### JOB:
Below is a listing to transcribe in full and exactly; keep the pictures out.

### SUPPLIED MATERIAL:
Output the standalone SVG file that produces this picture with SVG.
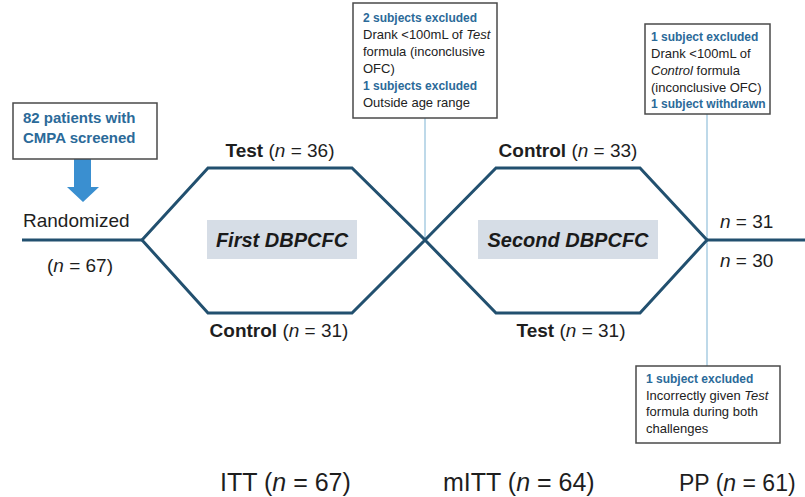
<svg xmlns="http://www.w3.org/2000/svg" width="805" height="497" viewBox="0 0 805 497">
  <style>
    .txt { font-family: "Liberation Sans", Arial, sans-serif; fill: #1e1e1e; }
    .lbl { font-size: 19px; }
    .b { font-weight: bold; }
    .i { font-style: italic; }
    .note { font-family: "Liberation Sans", Arial, sans-serif; font-size: 13px; fill: #222; }
    .note .hd { font-weight: bold; fill: #2b6a99; font-size: 12px; }
    .box { fill: #ffffff; stroke: #4a4a4a; stroke-width: 1.5; }
    .path { fill: none; stroke: #22506f; stroke-width: 3; stroke-linejoin: miter; }
    .guide { stroke: #a9cce2; stroke-width: 1.5; fill: none; }
    .stage { fill: #d6dde6; }
    .stageTxt { font-family: "Liberation Sans", Arial, sans-serif; font-size: 20px; font-weight: bold; font-style: italic; fill: #1a1a1a; }
    .pop { font-family: "Liberation Sans", Arial, sans-serif; font-size: 25px; fill: #1e1e1e; }
    .pop.narrow { font-size: 23px; }
  </style>

  <!-- connectors: flow lines and thin guides to exclusion notes -->
  <g id="connectors">
    <line class="guide" x1="425" y1="118" x2="425" y2="240"/>
    <line class="guide" x1="707" y1="114" x2="707" y2="366"/>
    <line class="path" x1="22" y1="240" x2="142" y2="240"/>
    <polygon class="path" points="142,240 208,168 352,168 425,240 352,313 208,313"/>
    <polygon class="path" points="425,240 496,168 640,168 707,240 640,313 496,313"/>
    <line class="path" x1="707" y1="240" x2="805" y2="240"/>
    <polygon fill="#3a8fd0" points="74,159 91,159 91,187 99,187 83,202 67,187 74,187"/>
  </g>

  <g id="screened">
    <rect class="box" x="13" y="103" width="144" height="56"/>
    <text class="txt b" x="23" y="123" font-size="15" style="fill:#2b6a99">82 patients with</text>
    <text class="txt b" x="23" y="143" font-size="15" style="fill:#2b6a99">CMPA screened</text>
  </g>

  <g id="randomized">
    <text class="txt lbl" x="23" y="227">Randomized</text>
    <text class="txt lbl" x="80" y="272" text-anchor="middle">(<tspan class="i">n</tspan> = 67)</text>
  </g>

  <g id="first-challenge">
    <rect class="stage" x="207" y="220" width="150" height="39"/>
    <text class="stageTxt" x="282" y="247" text-anchor="middle">First DBPCFC</text>
    <text class="txt lbl" x="280" y="157" text-anchor="middle"><tspan class="b">Test</tspan> (<tspan class="i">n</tspan> = 36)</text>
    <text class="txt lbl" x="279" y="337" text-anchor="middle"><tspan class="b">Control</tspan> (<tspan class="i">n</tspan> = 31)</text>
  </g>

  <g id="second-challenge">
    <rect class="stage" x="478" y="220" width="180" height="39"/>
    <text class="stageTxt" x="568" y="247" text-anchor="middle">Second DBPCFC</text>
    <text class="txt lbl" x="568" y="157" text-anchor="middle"><tspan class="b">Control</tspan> (<tspan class="i">n</tspan> = 33)</text>
    <text class="txt lbl" x="571" y="337" text-anchor="middle"><tspan class="b">Test</tspan> (<tspan class="i">n</tspan> = 31)</text>
  </g>

  <g id="completed">
    <text class="txt lbl" x="720" y="228"><tspan class="i">n</tspan> = 31</text>
    <text class="txt lbl" x="720" y="267"><tspan class="i">n</tspan> = 30</text>
  </g>

  <g id="exclusions-first">
    <rect class="box" x="353" y="3" width="144" height="115"/>
    <text class="note">
      <tspan class="hd" x="363" y="22">2 subjects excluded</tspan>
      <tspan x="363" y="39">Drank &lt;100mL of <tspan class="i">Test</tspan></tspan>
      <tspan x="363" y="56">formula (inconclusive</tspan>
      <tspan x="363" y="73">OFC)</tspan>
      <tspan class="hd" x="363" y="90">1 subjects excluded</tspan>
      <tspan x="363" y="107">Outside age range</tspan>
    </text>
  </g>

  <g id="exclusions-second">
    <rect class="box" x="645" y="24" width="125" height="90"/>
    <text class="note">
      <tspan class="hd" x="651" y="41">1 subject excluded</tspan>
      <tspan x="651" y="58">Drank &lt;100mL of</tspan>
      <tspan x="651" y="75"><tspan class="i">Control</tspan> formula</tspan>
      <tspan x="651" y="92">(inconclusive OFC)</tspan>
      <tspan class="hd" x="651" y="108">1 subject withdrawn</tspan>
    </text>
  </g>

  <g id="exclusions-both">
    <rect class="box" x="636" y="366" width="144" height="77"/>
    <text class="note">
      <tspan class="hd" x="646" y="383">1 subject excluded</tspan>
      <tspan x="646" y="400">Incorrectly given <tspan class="i">Test</tspan></tspan>
      <tspan x="646" y="416">formula during both</tspan>
      <tspan x="646" y="433">challenges</tspan>
    </text>
  </g>

  <g id="populations">
    <text class="pop" x="220" y="491">ITT (<tspan font-style="italic">n</tspan> = 67)</text>
    <text class="pop" x="443" y="491">mITT (<tspan font-style="italic">n</tspan> = 64)</text>
    <text class="pop narrow" x="679" y="491">PP (<tspan font-style="italic">n</tspan> = 61)</text>
  </g>
</svg>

### RESULT OF THIS EXERCISE:
Output the standalone SVG file that produces this picture with SVG.
<svg xmlns="http://www.w3.org/2000/svg" width="805" height="497" viewBox="0 0 805 497">
  <style>
    .txt { font-family: "Liberation Sans", Arial, sans-serif; fill: #1e1e1e; }
    .lbl { font-size: 19px; }
    .b { font-weight: bold; }
    .i { font-style: italic; }
    .note { font-family: "Liberation Sans", Arial, sans-serif; font-size: 13px; fill: #222; }
    .note .hd { font-weight: bold; fill: #2b6a99; font-size: 12px; }
    .box { fill: #ffffff; stroke: #4a4a4a; stroke-width: 1.5; }
    .path { fill: none; stroke: #22506f; stroke-width: 3; stroke-linejoin: miter; }
    .guide { stroke: #a9cce2; stroke-width: 1.5; fill: none; }
    .stage { fill: #d6dde6; }
    .stageTxt { font-family: "Liberation Sans", Arial, sans-serif; font-size: 20px; font-weight: bold; font-style: italic; fill: #1a1a1a; }
    .pop { font-family: "Liberation Sans", Arial, sans-serif; font-size: 25px; fill: #1e1e1e; }
    .pop.narrow { font-size: 23px; }
  </style>

  <!-- connectors: flow lines and thin guides to exclusion notes -->
  <g id="connectors">
    <line class="guide" x1="425" y1="118" x2="425" y2="240"/>
    <line class="guide" x1="707" y1="114" x2="707" y2="366"/>
    <line class="path" x1="22" y1="240" x2="142" y2="240"/>
    <polygon class="path" points="142,240 208,168 352,168 425,240 352,313 208,313"/>
    <polygon class="path" points="425,240 496,168 640,168 707,240 640,313 496,313"/>
    <line class="path" x1="707" y1="240" x2="805" y2="240"/>
    <polygon fill="#3a8fd0" points="74,159 91,159 91,187 99,187 83,202 67,187 74,187"/>
  </g>

  <g id="screened">
    <rect class="box" x="13" y="103" width="144" height="56"/>
    <text class="txt b" x="23" y="123" font-size="15" style="fill:#2b6a99">82 patients with</text>
    <text class="txt b" x="23" y="143" font-size="15" style="fill:#2b6a99">CMPA screened</text>
  </g>

  <g id="randomized">
    <text class="txt lbl" x="23" y="227">Randomized</text>
    <text class="txt lbl" x="80" y="272" text-anchor="middle">(<tspan class="i">n</tspan> = 67)</text>
  </g>

  <g id="first-challenge">
    <rect class="stage" x="207" y="220" width="150" height="39"/>
    <text class="stageTxt" x="282" y="247" text-anchor="middle">First DBPCFC</text>
    <text class="txt lbl" x="280" y="157" text-anchor="middle"><tspan class="b">Test</tspan> (<tspan class="i">n</tspan> = 36)</text>
    <text class="txt lbl" x="279" y="337" text-anchor="middle"><tspan class="b">Control</tspan> (<tspan class="i">n</tspan> = 31)</text>
  </g>

  <g id="second-challenge">
    <rect class="stage" x="478" y="220" width="180" height="39"/>
    <text class="stageTxt" x="568" y="247" text-anchor="middle">Second DBPCFC</text>
    <text class="txt lbl" x="568" y="157" text-anchor="middle"><tspan class="b">Control</tspan> (<tspan class="i">n</tspan> = 33)</text>
    <text class="txt lbl" x="571" y="337" text-anchor="middle"><tspan class="b">Test</tspan> (<tspan class="i">n</tspan> = 31)</text>
  </g>

  <g id="completed">
    <text class="txt lbl" x="720" y="228"><tspan class="i">n</tspan> = 31</text>
    <text class="txt lbl" x="720" y="267"><tspan class="i">n</tspan> = 30</text>
  </g>

  <g id="exclusions-first">
    <rect class="box" x="353" y="3" width="144" height="115"/>
    <text class="note">
      <tspan class="hd" x="363" y="22">2 subjects excluded</tspan>
      <tspan x="363" y="39">Drank &lt;100mL of <tspan class="i">Test</tspan></tspan>
      <tspan x="363" y="56">formula (inconclusive</tspan>
      <tspan x="363" y="73">OFC)</tspan>
      <tspan class="hd" x="363" y="90">1 subjects excluded</tspan>
      <tspan x="363" y="107">Outside age range</tspan>
    </text>
  </g>

  <g id="exclusions-second">
    <rect class="box" x="645" y="24" width="125" height="90"/>
    <text class="note">
      <tspan class="hd" x="651" y="41">1 subject excluded</tspan>
      <tspan x="651" y="58">Drank &lt;100mL of</tspan>
      <tspan x="651" y="75"><tspan class="i">Control</tspan> formula</tspan>
      <tspan x="651" y="92">(inconclusive OFC)</tspan>
      <tspan class="hd" x="651" y="108">1 subject withdrawn</tspan>
    </text>
  </g>

  <g id="exclusions-both">
    <rect class="box" x="636" y="366" width="144" height="77"/>
    <text class="note">
      <tspan class="hd" x="646" y="383">1 subject excluded</tspan>
      <tspan x="646" y="400">Incorrectly given <tspan class="i">Test</tspan></tspan>
      <tspan x="646" y="416">formula during both</tspan>
      <tspan x="646" y="433">challenges</tspan>
    </text>
  </g>

  <g id="populations">
    <text class="pop" x="220" y="491">ITT (<tspan font-style="italic">n</tspan> = 67)</text>
    <text class="pop" x="443" y="491">mITT (<tspan font-style="italic">n</tspan> = 64)</text>
    <text class="pop narrow" x="679" y="491">PP (<tspan font-style="italic">n</tspan> = 61)</text>
  </g>
</svg>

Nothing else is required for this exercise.